Axial load–moment interaction diagram of full-scale circular LWSCC columns reinforced with BFRP and GFRP bars and spirals: Experimental and theoretical investigations

Abstract

No research has yet been reported on the behavior of lightweight-aggregate self-consolidating concrete (LWSCC) columns reinforced with fiber-reinforced polymer (FRP) bars. LWSCC can be of great interest for reducing dead loads, section dimensions, and project costs, especially for precast elements. This paper presents, for the first time, the test results of a study conducted on 12 circular LWSCC columns reinforced with two types of FRP bars: basalt FRP (BFRP) and glass FRP (GFRP). In addition, columns with steel reinforcement were introduced into the test matrix as references. A mix design for the LWSCC with an equilibrium density of 1,807 kg/m3 and compressive strength of 52 MPa was developed and used to cast the columns. The columns were tested under concentric and eccentric loading. The test variables were the eccentricity-to-diameter ratio, and the type of reinforcement (steel versus GFRP and BFRP).

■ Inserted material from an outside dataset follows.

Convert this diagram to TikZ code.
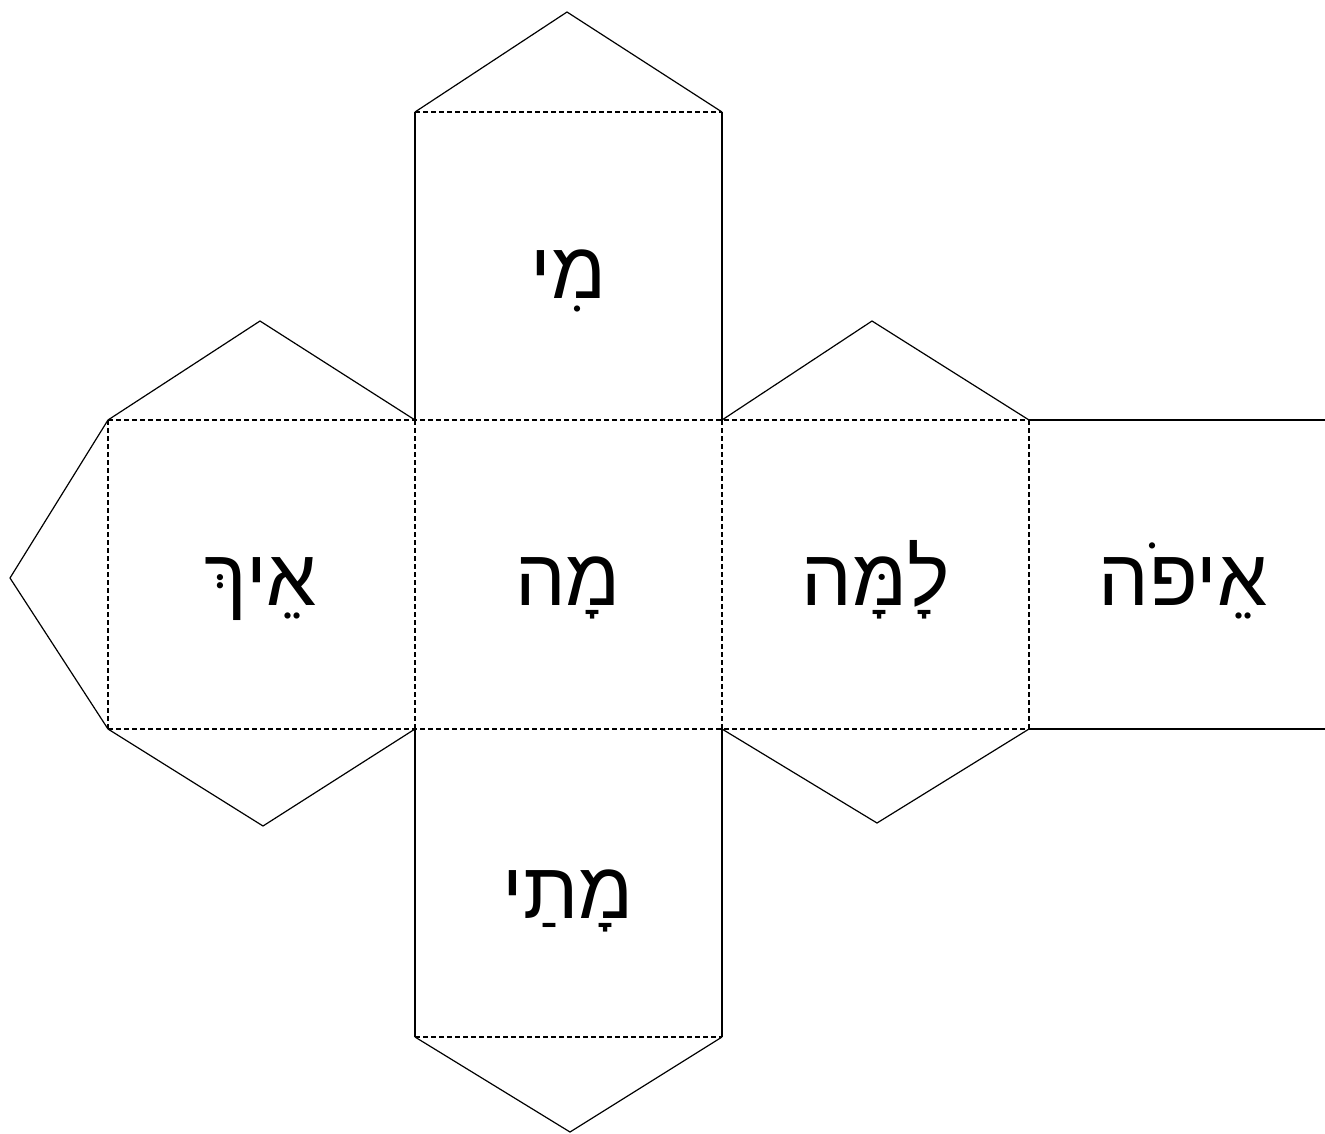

The study was conducted to investigate whether the type of concrete and reinforcement affect the column performance and to develop the experimental load–moment interaction diagram. The load–strain behavior for the concrete, bars, and spirals; the load-deformation curves (axial and lateral); and the experimental P–M interaction diagrams are presented. An analytical study was conducted to predict the axial–flexural capacity. The effect of concrete density was considered in the analysis based on parameters in the codes for conventional and modified rectangular stress blocks. The test results indicate that the LWSCC columns with BFRP and GFRP reinforcement had behavior and strength comparable to their steel-reinforced counterparts when tested under different levels of eccentricity. The analytical results show that the column capacity was sensitive to variations in the rectangular stress-block parameters. Lastly, this study demonstrated the effectiveness of integrating GFRP and BFRP reinforcement into lightweight-aggregate concrete would play a role in producing lighter and more durable concrete members for precast applications.